Sur Ontario, tout près du coin de l’avenue Papineau, la boutique Funguyz qui se spécialise en vente de champignons magiques ouvre ses portes aux premiers clients. Entre la demi-douzaine de caméras des différents médias de Montréal, quelques curieux réussissent à se frayer un chemin vers l’intérieur de la boutique.
Faisant pied de nez aux lois prohibant la vente de stupéfiants, la boutique affiche ses produits de psilocybine, l’ingrédient actif des champignons magiques, sur ses étagères comme dans n’importe quel autre commerce de vente au détail. Outre les produits et les panneaux informatifs, l’avant-boutique est vide. Le strict minimum est mis en place. Derrière le comptoir de vitre où des produits sont aussi disposés, quelques employés préparent des contenants destinés à la vente dans l’arrière-boutique.
Parmi les produits, on compte du chocolat à la psilocybine, des thés, des friandises ou des champignons complets. «Les produits ont différents effets», commente le caissier, Hector Hernandez. Certains limiteraient l’anxiété, tandis que d’autres seraient plus euphoriques. Ces informations sont clairement indiquées sur la face arrière des sachets. «C’est selon le rapport des consommateurs qu’on classifie les effets», ajoute le caissier. Des échantillons gratuits sont même offerts à ceux qui sont curieux.
Funguyz, une «pharmacie alternative»
De manière similaire aux premières boutiques de cannabis avant la légalisation officielle, c’est une lutte pour la décriminalisation qui motive l’entreprise. Le champignon serait une médecine valide et «il est presque impossible d’y avoir accès. La plupart des demandes sont refusées», disait le copropriétaire de Funguyz, Edgars Gorbans, en entrevue avec Métro. Avant la boutique pignon sur rue de Funguyz, certains commerces tout aussi illégaux offraient déjà l’option d’acheter des champignons magiques sous un modèle de livraison à domicile.

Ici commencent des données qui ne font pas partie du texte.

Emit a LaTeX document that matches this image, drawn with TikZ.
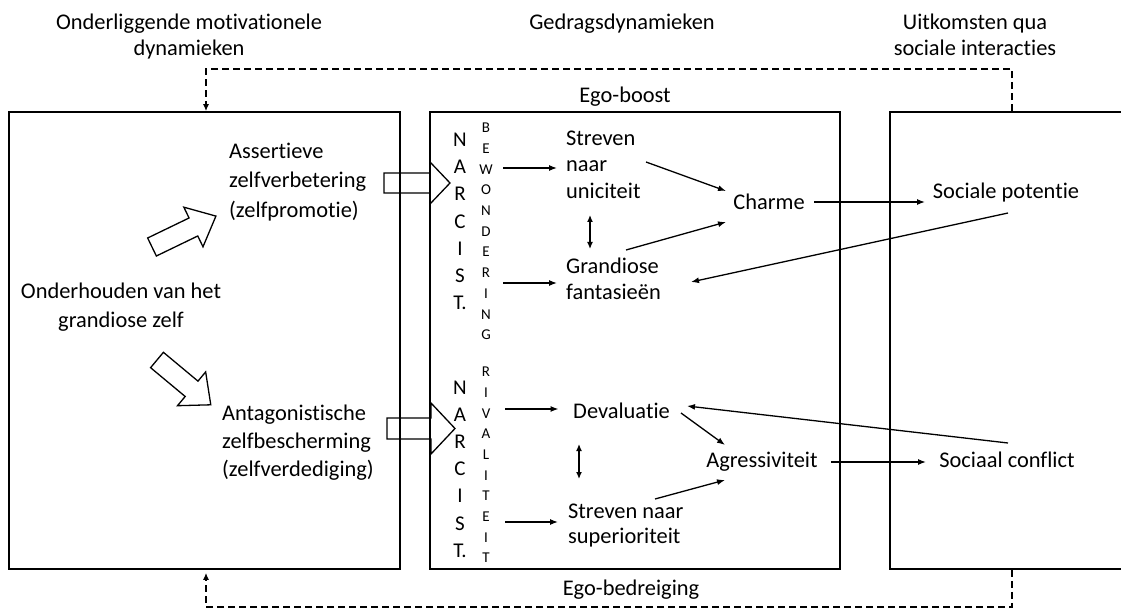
\documentclass[tikz,border=0pt]{standalone}
\usepackage{fontspec}
\setmainfont{Carlito}[Ligatures={NoCommon,NoContextual}]
\usetikzlibrary{arrows.meta,calc}
\begin{document}
\begin{tikzpicture}[x=1pt,y=-1pt,
  txt/.style={inner sep=0pt, font=\fontsize{22.4}{27}\selectfont},
  lft/.style={txt, align=left, anchor=west},
  ctr/.style={txt, align=center},
  boxn/.style={draw, line width=1.6pt, minimum height=457pt, inner sep=0pt},
  arr/.style={line width=1.3pt, -{Latex[length=8pt,width=6pt]}},
  darr/.style={line width=1.3pt, {Latex[length=7pt,width=6pt]}-{Latex[length=7pt,width=6pt]}},
  dsh/.style={line width=1.5pt, dash pattern=on 7pt off 4pt, -{Latex[length=7pt,width=6pt]}},
  blk/.style={line width=1.3pt, line join=miter},
  bigcol/.style={inner sep=0pt, font=\fontsize{21}{27.2}\selectfont, align=center},
  smallcol/.style={inner sep=0pt, font=\fontsize{15}{20.7}\selectfont, align=center},
]
\useasboundingbox (0,0) rectangle (1121,612);

% boxes
\node[boxn, minimum width=391pt] (lbox) at (204.5,340.5) {};
\node[boxn, minimum width=410pt] (mbox) at (635,340.5) {};
\node[boxn, minimum width=260pt] (rbox) at (1020,340.5) {};

% titles
\node[ctr, font=\fontsize{22.4}{26}\selectfont] (t1) at (189,37) {Onderliggende motivationele\\dynamieken};
\node[ctr] (t2) at (622,24) {Gedragsdynamieken};
\node[ctr, font=\fontsize{22.4}{26}\selectfont] (t3) at (975,34.5) {Uitkomsten qua\\sociale interacties};
\node[ctr] (eb) at (625,97) {Ego-boost};
\node[ctr] (ebd) at (631,590) {Ego-bedreiging};

% left box
\node[lft, font=\fontsize{22.4}{29.5}\selectfont] (ass) at (229,182) {Assertieve\\zelfverbetering\\(zelfpromotie)};
\node[ctr, font=\fontsize{22.4}{29}\selectfont] (ond) at (121,307) {Onderhouden van het\\grandiose zelf};
\node[lft, font=\fontsize{22.4}{28}\selectfont] (ant) at (222,443) {Antagonistische\\zelfbescherming\\(zelfverdediging)};

% letter columns
\node[bigcol] (narc1) at (460,221.5) {N\\A\\R\\C\\I\\S\\T.};
\node[smallcol] (bew) at (486,231.5) {B\\E\\W\\O\\N\\D\\E\\R\\I\\N\\G};
\node[bigcol] (narc2) at (460,469) {N\\A\\R\\C\\I\\S\\T.};
\node[smallcol] (riv) at (486,465) {R\\I\\V\\A\\L\\I\\T\\E\\I\\T};

% middle box
\node[lft, font=\fontsize{22.4}{26.5}\selectfont] (str1) at (566,164.5) {Streven\\naar\\uniciteit};
\node[ctr] (charme) at (769,202) {Charme};
\node[lft, font=\fontsize{22.4}{26}\selectfont] (gran) at (566,278.5) {Grandiose\\fantasieën};
\node[ctr] (deval) at (621.5,410.5) {Devaluatie};
\node[ctr] (aggr) at (762,462) {Agressiviteit};
\node[lft, font=\fontsize{22.4}{25}\selectfont] (str2) at (568,525.5) {Streven naar\\superioriteit};

% right box
\node[ctr] (socpot) at (1006,193) {Sociale potentie};
\node[ctr] (soccon) at (1007,459.5) {Sociaal conflict};

% block arrows
\draw[blk, shift={(152,247)}, rotate=25.8] (0,-10) -- (46,-10) -- (46,-22) -- (71,0) -- (46,22) -- (46,10) -- (0,10) -- cycle;
\draw[blk, shift={(157,360)}, rotate=-39.8] (0,-10) -- (45,-10) -- (45,-22) -- (70,0) -- (45,22) -- (45,10) -- (0,10) -- cycle;
\draw[blk] (384,173) -- (430,173) -- (430,162) -- (450,183) -- (430,204) -- (430,193) -- (384,193) -- cycle;
\draw[blk] (387,418) -- (431,418) -- (431,403) -- (455,428.5) -- (431,454) -- (431,439) -- (387,439) -- cycle;

% connectors
\draw[arr] ($(bew.center |- str1.west)+(17,3.5)$) -- ($(str1.west)+(-9,3.5)$);
\draw[arr] ($(bew.center |- gran.west)+(17,4.5)$) -- ($(gran.west)+(-9,4.5)$);
\draw[arr] ($(riv.center |- deval.center)+(19,-1.5)$) -- ($(deval.center)+(-63,-1.5)$);
\draw[arr] ($(riv.center |- str2.west)+(19,-3.5)$) -- ($(str2.west)+(-10,-3.5)$);
\draw[arr] ($(str1.west)+(80,-2.5)$) -- ($(charme.center)+(-43,-11)$);
\draw[arr] ($(gran.west)+(60,-28.5)$) -- ($(charme.center)+(-43,20)$);
\draw[arr] ($(charme.center)+(45,0)$) -- ($(socpot.center)+(-81,9)$);
\draw[arr] ($(socpot.center)+(2,20)$) -- ($(gran.west)+(125,3.5)$);
\draw[darr] ($(str1.west)+(24,50.5)$) -- ($(gran.west)+(24,-29.5)$);
\draw[arr] ($(deval.center)+(59.5,2.5)$) -- ($(aggr.center)+(-37,-17)$);
\draw[arr] ($(soccon.center)+(1,-16.5)$) -- ($(deval.center)+(65.5,-4.5)$);
\draw[arr] ($(aggr.center)+(69,0)$) -- ($(soccon.center)+(-81,2.5)$);
\draw[darr] ($(deval.center)+(-42.5,33.5)$) -- ($(str2.west)+(11,-46.5)$);
\draw[arr] ($(str2.west)+(87,-26.5)$) -- ($(aggr.center)+(-37,18)$);

% feedback loops
\draw[dsh] ($(rbox.north)+(-8,0)$) -- ++(0,-42) -| ($(lbox.north)+(1.5,0)$);
\draw[dsh] ($(rbox.south)+(-8,0)$) -- ++(0,37) -| ($(lbox.south)+(1.5,3)$);
\end{tikzpicture}
\end{document}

Opérant comme une pharmacie, les «médicaments» sont «créés par des producteurs et fournisseurs. On les achète et on en fait la vente», nous apprend M. Hernandez. Tous les produits sont d’ailleurs cultivés au Canada. Une petite différence avec un Jean Coutu, par exemple, c’est que le client ne paye pas de taxes chez Funguyz.
«On carte les consommateurs. On ne veut pas que des mineurs se procurent nos produits», affirme M. Hernandez. Comme indiqué sur certains emballages, les moins de 19 ans ne peuvent pas acheter de champignons. «La limite est 19, plutôt que 18 ans parce qu’on a voulu faire comme pour le cannabis», ajoute le caissier.
Malgré le mot «fun» dans «funguyz», c’est la microconsommation responsable qui est suggérée par la boutique et non pas la consommation de doses plus élevées. Si des champignons complets sont aussi vendus, c’est pour surtout «les diviser en plusieurs petites doses», explique le caissier.
Le début d’une vague
Si la boutique Funguyz de la rue Ontario semble inusitée par son illégalité qui ne se cache pas, celle-ci n’a pas l’intention de se limiter à un seul pignon sur rue. Au total, l’entreprise vise le déploiement de 4 succursales, dont 2 nouvelles à Montréal.
Si la boutique subit le même sort qu’à Toronto où des policiers font temporairement fermer la boutique en arrêtant l’employé sur place, elle prévoit «rouvrir ses portes instantanément», selon le caissier sur place. Le Service de police de la ville de Montréal (SPVM) a affirmé en juin ne pas avoir de plan de match officiel. Aujourd’hui ils précisent que si plan il y a, le SPVM n’a pas l’intention de dévoiler «ses intentions ni ses stratégies d’intervention», mais que le service serait en droit d’intervenir. Dans tous les cas, les opérateurs de la boutique sont prêts à se défendre légalement. Un avocat qui se spécialise en droit d’accès aux médicaments accompagne d’ailleurs les propriétaires dans leurs démarches.
Le climat judiciaire rendrait toutefois difficiles les arrestations pour cas de possession et même de vente de stupéfiants selon certains acteurs du milieu.